From music videos for artists including The Streets and The Chemical Brothers to Chanel campaigns and an advert with Madonna, Alice Felton is the woman who knows how to bring creative worlds visually to life.
The set decorator for Hamnet, the Shakespeare story adapted from the book by Maggie O’Farrell and directed by Chloe Zhao, she is now one of the British nominees up for an Oscar this weekend.

This is her second nomination in the production design category, having previously been shortlisted for her work on The Favourite – for which British star Olivia Colman was named best actress, and Felton won the BAFTA award, alongside collaborator Fiona Crombie.
Now, she is getting ready for her second Oscars in LA.
Speaking to Sky News ahead of the show, she said she was working in Prague in below-freezing temperatures, and eating out at a restaurant, when she found out she had been nominated.
‘I secretly hid my phone…’
“I secretly hid my phone under my plate with my ear pod and I was like, oh I just need to listen to something… and then suddenly I knocked all my stuff over… It was very exciting, very happy.”
Felton started in the industry with work experience on music videos and commercials, after studying theatre and art and wanting to combine those skills with her love of film.
“I started working on pop videos and commercials at a time [when] lots of money was spent on amazing, big-budget productions for pop videos,” she says. “So the time of MTV. It was an amazing training ground… I painted sets, bought props, anything that was needed.”
The Streets’ video for Don’t Mug Yourself is one you instantly remember for the visuals; Mike Skinner sitting in the typical greasy spoon, the two plates of full English and “plenty of scrambled eggs and plenty of fried tomato”. Felton also assisted on Robbie Williams’s memorable ice-skating video for She’s The One.
“It’s so iconic all this imagery and I was just starting out,” she says. She then moved on to television shows, including Murphy’s Law and Silent Witness, before getting the chance to assist the set decorator on Martin Scorsese’s Hugo – “probably my doorway into larger films”.

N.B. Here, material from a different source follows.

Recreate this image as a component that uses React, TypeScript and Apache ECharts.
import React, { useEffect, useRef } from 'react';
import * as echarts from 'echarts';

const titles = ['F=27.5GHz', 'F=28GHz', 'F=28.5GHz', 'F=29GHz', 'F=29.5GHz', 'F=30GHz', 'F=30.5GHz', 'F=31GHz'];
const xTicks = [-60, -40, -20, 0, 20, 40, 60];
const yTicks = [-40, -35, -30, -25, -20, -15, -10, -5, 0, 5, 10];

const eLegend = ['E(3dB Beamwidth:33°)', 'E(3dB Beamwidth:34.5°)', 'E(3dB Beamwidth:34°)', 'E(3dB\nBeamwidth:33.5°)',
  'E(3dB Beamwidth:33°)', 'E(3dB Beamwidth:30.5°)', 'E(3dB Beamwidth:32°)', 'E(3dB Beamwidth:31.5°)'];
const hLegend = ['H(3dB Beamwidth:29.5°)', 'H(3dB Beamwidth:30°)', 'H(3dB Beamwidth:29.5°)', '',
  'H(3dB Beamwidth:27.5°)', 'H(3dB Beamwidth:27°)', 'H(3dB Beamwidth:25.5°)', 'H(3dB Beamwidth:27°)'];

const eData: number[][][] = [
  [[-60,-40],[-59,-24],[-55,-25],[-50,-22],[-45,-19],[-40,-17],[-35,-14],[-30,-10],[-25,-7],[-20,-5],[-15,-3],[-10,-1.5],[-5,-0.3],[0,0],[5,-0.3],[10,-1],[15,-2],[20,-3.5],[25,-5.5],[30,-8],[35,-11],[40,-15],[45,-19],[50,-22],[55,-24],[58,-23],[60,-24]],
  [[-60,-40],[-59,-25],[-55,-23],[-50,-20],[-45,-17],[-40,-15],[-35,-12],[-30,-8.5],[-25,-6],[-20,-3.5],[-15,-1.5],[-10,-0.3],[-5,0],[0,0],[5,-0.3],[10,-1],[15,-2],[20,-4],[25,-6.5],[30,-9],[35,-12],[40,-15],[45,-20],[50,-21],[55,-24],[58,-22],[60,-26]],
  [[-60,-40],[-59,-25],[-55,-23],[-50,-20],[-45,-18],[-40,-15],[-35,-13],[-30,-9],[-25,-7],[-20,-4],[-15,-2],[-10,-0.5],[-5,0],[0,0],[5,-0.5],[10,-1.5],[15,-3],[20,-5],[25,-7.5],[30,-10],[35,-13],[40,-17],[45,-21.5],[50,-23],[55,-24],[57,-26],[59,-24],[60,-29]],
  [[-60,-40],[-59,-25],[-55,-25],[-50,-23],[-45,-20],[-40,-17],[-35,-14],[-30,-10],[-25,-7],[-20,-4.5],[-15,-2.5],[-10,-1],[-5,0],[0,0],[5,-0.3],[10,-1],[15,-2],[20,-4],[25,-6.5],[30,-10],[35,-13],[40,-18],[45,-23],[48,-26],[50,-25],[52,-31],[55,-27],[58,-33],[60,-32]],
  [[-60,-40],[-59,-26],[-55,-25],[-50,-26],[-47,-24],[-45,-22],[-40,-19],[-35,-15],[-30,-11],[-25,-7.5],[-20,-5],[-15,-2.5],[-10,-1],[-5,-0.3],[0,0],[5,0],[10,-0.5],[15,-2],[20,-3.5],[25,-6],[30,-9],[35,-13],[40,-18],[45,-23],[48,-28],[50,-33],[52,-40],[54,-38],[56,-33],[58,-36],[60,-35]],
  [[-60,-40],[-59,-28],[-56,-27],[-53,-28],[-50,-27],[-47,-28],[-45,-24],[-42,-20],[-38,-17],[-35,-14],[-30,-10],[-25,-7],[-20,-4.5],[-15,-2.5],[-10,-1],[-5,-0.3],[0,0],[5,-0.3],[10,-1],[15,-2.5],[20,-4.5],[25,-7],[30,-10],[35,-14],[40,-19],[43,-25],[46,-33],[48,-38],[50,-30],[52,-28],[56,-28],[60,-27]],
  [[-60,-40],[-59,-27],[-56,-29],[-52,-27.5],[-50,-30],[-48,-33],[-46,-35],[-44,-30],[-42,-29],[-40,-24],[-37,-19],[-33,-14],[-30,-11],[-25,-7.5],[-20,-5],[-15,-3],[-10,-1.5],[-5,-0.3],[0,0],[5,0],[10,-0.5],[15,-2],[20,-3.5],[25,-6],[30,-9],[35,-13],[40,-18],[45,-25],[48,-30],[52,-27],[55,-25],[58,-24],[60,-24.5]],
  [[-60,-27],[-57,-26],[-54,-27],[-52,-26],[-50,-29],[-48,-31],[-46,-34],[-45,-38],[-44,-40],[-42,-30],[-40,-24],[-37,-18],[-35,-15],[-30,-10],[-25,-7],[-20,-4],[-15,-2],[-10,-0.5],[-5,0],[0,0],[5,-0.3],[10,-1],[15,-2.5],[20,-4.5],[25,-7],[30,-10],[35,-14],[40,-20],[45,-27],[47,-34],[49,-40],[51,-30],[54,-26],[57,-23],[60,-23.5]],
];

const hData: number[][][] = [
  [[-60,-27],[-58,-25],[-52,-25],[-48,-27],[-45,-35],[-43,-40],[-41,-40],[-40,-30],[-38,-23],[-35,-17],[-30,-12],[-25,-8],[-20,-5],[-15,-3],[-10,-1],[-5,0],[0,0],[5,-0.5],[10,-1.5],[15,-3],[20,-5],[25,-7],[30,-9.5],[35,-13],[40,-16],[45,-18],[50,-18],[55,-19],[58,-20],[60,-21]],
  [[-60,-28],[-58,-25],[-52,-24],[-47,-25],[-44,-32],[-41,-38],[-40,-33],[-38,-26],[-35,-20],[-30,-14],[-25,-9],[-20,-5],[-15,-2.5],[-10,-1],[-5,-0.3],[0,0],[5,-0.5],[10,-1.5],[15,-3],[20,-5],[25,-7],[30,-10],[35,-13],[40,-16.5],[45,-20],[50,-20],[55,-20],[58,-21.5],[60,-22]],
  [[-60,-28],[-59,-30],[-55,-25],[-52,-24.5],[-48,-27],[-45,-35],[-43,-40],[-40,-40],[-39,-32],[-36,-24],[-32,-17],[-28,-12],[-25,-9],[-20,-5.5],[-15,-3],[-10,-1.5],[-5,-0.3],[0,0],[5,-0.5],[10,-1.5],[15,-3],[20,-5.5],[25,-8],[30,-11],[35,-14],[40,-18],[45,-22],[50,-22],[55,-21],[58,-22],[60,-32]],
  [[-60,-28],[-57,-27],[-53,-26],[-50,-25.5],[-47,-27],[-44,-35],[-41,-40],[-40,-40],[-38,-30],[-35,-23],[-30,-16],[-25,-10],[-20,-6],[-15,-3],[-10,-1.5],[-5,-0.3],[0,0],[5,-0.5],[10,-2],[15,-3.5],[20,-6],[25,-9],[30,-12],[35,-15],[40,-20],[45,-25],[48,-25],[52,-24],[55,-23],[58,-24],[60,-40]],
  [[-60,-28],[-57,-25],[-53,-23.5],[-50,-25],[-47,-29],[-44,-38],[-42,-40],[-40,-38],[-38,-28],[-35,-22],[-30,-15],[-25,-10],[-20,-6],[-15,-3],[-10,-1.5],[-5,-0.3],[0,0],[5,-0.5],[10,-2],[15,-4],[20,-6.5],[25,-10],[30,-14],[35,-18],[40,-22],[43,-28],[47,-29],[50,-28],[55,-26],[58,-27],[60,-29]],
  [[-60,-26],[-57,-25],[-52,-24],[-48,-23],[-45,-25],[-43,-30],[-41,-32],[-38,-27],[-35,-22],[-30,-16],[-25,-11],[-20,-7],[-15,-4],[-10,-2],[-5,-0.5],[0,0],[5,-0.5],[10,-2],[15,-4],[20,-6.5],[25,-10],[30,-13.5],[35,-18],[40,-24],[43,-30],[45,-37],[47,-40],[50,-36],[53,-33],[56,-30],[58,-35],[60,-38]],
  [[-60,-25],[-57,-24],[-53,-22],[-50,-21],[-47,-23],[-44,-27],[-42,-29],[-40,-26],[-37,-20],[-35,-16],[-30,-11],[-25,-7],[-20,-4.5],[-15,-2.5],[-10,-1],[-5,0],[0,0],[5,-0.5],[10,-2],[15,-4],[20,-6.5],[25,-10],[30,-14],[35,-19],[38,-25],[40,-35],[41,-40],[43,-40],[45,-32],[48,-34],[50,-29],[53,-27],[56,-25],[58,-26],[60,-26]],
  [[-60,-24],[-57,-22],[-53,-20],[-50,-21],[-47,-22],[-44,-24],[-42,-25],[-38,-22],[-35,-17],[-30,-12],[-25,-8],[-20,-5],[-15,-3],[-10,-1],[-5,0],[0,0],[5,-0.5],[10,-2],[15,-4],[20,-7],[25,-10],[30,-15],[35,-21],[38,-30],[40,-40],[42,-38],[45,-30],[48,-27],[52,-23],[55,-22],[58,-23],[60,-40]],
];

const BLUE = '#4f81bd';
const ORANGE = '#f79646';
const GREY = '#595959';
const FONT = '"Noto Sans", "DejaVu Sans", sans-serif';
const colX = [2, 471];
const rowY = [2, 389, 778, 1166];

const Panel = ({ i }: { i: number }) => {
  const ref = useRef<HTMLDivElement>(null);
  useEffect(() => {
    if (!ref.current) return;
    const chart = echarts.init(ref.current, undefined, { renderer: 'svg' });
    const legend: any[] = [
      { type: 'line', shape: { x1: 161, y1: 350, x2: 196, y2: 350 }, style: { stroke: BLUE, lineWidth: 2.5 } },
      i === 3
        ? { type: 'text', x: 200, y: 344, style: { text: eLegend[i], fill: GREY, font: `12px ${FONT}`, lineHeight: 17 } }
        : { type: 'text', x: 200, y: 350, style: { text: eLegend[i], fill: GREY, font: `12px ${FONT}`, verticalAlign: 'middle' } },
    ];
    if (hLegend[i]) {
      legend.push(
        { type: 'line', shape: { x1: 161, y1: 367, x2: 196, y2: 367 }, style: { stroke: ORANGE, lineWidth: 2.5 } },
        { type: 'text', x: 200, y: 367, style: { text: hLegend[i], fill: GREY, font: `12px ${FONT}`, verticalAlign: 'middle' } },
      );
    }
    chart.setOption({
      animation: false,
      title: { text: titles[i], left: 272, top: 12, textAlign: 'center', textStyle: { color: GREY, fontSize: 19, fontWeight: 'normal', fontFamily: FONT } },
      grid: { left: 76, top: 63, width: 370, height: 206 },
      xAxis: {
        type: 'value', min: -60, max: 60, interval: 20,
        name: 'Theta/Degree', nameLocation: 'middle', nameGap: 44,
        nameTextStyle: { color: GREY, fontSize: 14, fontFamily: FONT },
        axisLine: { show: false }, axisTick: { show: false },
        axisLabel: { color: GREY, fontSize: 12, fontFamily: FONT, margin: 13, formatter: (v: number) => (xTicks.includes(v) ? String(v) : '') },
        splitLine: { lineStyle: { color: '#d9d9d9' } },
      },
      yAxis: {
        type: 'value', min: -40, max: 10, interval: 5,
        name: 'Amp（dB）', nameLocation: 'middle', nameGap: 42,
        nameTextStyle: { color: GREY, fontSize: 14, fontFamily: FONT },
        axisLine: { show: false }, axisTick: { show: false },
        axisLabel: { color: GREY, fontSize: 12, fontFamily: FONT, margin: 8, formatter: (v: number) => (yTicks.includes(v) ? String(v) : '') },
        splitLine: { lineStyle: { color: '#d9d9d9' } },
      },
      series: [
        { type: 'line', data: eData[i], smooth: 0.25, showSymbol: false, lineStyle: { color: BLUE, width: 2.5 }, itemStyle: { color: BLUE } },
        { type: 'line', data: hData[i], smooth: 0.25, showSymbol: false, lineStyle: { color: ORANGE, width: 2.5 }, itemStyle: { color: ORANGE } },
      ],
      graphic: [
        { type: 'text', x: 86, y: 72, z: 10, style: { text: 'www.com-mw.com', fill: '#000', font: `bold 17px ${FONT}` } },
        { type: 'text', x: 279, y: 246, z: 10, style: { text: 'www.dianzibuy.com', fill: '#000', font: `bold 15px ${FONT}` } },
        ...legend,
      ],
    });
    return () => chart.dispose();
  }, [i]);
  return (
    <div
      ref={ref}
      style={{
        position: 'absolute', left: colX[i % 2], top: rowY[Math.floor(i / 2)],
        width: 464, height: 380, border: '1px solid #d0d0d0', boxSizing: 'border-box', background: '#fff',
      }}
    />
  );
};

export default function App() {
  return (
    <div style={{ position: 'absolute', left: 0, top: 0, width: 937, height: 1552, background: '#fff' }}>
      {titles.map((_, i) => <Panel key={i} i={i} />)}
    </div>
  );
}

‘You have to think about how people lived’
On Hamnet, she worked once again with Crombie, who is from Australia. In her role as set decorator she says she will usually get involved about three months before filming starts.

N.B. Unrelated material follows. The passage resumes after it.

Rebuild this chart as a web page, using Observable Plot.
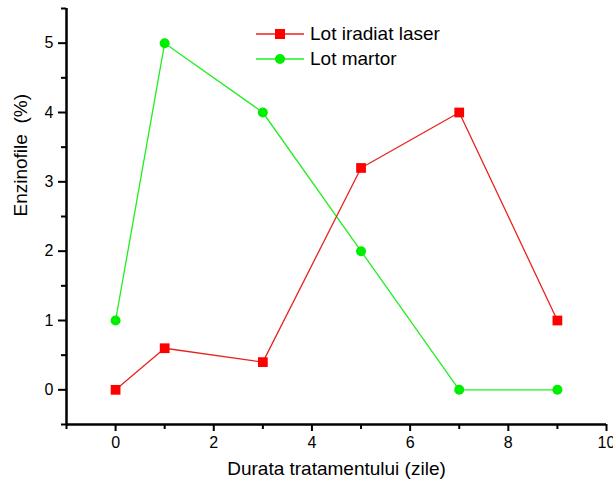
<!DOCTYPE html>
<html><head><meta charset="utf-8">
<script src="https://cdn.jsdelivr.net/npm/d3@7"></script>
<script src="https://cdn.jsdelivr.net/npm/@observablehq/plot@0.6"></script>
<style>
body{margin:0;background:#fff;font-family:"Liberation Sans",Arial,sans-serif;}
#wrap{position:relative;width:613px;height:486px;}
#legend{position:absolute;left:256px;top:21px;font-size:19px;line-height:25px;color:#000;}
#legend div{display:flex;align-items:center;height:25px;}
#legend svg{margin-right:6px;}
</style></head>
<body><div id="wrap"><div id="legend"></div></div>
<script>
const days = [0, 1, 3, 5, 7, 9];
const laser = [0, 0.6, 0.4, 3.2, 4, 1];
const martor = [1, 5, 4, 2, 0, 0];
const seriesNames = ["Lot iradiat laser", "Lot martor"];
const xMajor = [0, 2, 4, 6, 8, 10];
const xMinor = [-1, 1, 3, 5, 7, 9];
const yMajor = [0, 1, 2, 3, 4, 5];
const yMinor = [-0.5, 0.5, 1.5, 2.5, 3.5, 4.5, 5.5];

const red = "#ff0000", green = "#00ee00", greenLine = "#22ee22";
const laserData = days.map((d, i) => ({x: d, y: laser[i]}));
const martorData = days.map((d, i) => ({x: d, y: martor[i]}));

const chart = Plot.plot({
  width: 613, height: 486,
  marginLeft: 66, marginRight: 7, marginTop: 8, marginBottom: 62,
  style: {fontFamily: '"Liberation Sans", Arial, sans-serif', fontSize: "16px", background: "white"},
  x: {domain: [-1, 10]},
  y: {domain: [-0.5, 5.5]},
  marks: [
    Plot.axisX({ticks: xMajor, tickSize: 7, tickPadding: 5, tickFormat: "d", fontSize: 16, label: null, strokeWidth: 2}),
    Plot.axisX({ticks: xMinor, tickSize: 5, text: null, label: null, strokeWidth: 2}),
    Plot.axisY({ticks: yMajor, tickSize: 8, tickPadding: 5, tickFormat: "d", fontSize: 16, label: null, strokeWidth: 2}),
    Plot.axisY({ticks: yMinor, tickSize: 5, text: null, label: null, strokeWidth: 2}),
    Plot.ruleX([-1], {stroke: "black", strokeWidth: 2.5}),
    Plot.ruleY([-0.5], {stroke: "black", strokeWidth: 2.5}),
    Plot.line(martorData, {x: "x", y: "y", stroke: greenLine, strokeWidth: 1.3}),
    Plot.line(laserData, {x: "x", y: "y", stroke: "#e8231e", strokeWidth: 1.3}),
    Plot.dot(martorData, {x: "x", y: "y", r: 5, fill: green, stroke: "none"}),
    Plot.dot(laserData, {x: "x", y: "y", r: 5.5, symbol: "square", fill: red, stroke: "none"}),
    Plot.text(["Durata tratamentului (zile)"], {frameAnchor: "bottom", dy: 50, fontSize: 19, text: d => d}),
    Plot.text(["Enzinofile  (%)"], {frameAnchor: "left", dx: -46, rotate: -90, fontSize: 19, text: d => d})
  ]
});
document.getElementById("wrap").prepend(chart);

const legend = document.getElementById("legend");
[[seriesNames[0], "#e8231e", red, "square"], [seriesNames[1], greenLine, green, "circle"]].forEach(([name, lc, mc, shape]) => {
  const row = document.createElement("div");
  const marker = shape === "square"
    ? `<rect x="19" y="7" width="10" height="10" fill="${mc}"/>`
    : `<circle cx="24" cy="12" r="5" fill="${mc}"/>`;
  row.innerHTML = `<svg width="48" height="24"><line x1="0" x2="48" y1="12" y2="12" stroke="${lc}" stroke-width="1.3"/>${marker}</svg><span>${name}</span>`;
  legend.appendChild(row);
});
</script></body></html>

“We’re involved in what everyone eats, all the flowers, all the lighting and everything that surrounds that person [being filmed],” she says. Everything surrounding the characters that isn’t a wall, or structural, basically.
Researching for the project, she says she had to “dig into each space” you see on screen. “Like the glove-making workshop or the Globe (theatre) and think about how people lived.”
Felton highlights working on the set for The Favourite, “because we just had such a fun, creative time”, and sci-fi comedy Mickey 17, starring Robert Pattinson and directed by Bong Joon Ho, among her favourite experiences. “I’m really proud of that film and working with director Bong because he was so involved in the work and a real auteur.”
Dancing to Rihanna ‘helped crew affected by Hamnet’
Hamnet, which stars Paul Mescal as Shakespeare and Oscar favourite Jessie Buckley as his wife, Agnes, was also “really up there”.
“I loved Maggie O’Farrell’s book already,” she says. “I love Chloe Zhao… working on Hamnet was hugely female-centred, really female-driven. It felt like a very nurturing environment.”
Felton mentions a video shared by Zhao, of the cast dancing on set to Rihanna’s 2011 hit, We Found Love, and how the filmmaker created a positive environment when dealing with filming the death of a child and a mother’s grief.
“That would happen weekly for the crew,” she says. “A lot of the crew were really deeply affected by what was happening, it was a lot to watch and take on. And the fact they all got to dance in the set, they’d do Thriller or the conga… especially children, their memory of that would be dancing in the set instead of something negative.”
Now, she has the Oscars to look forward to. Hamnet has eight nominations in total, including hers and Buckley’s.
“I’m just so happy for Jessie,” she says. “We watched her throughout filming give her heart and soul… the Oscars are amazing, but it’s also amazing to have created a piece of art that is making people happy.”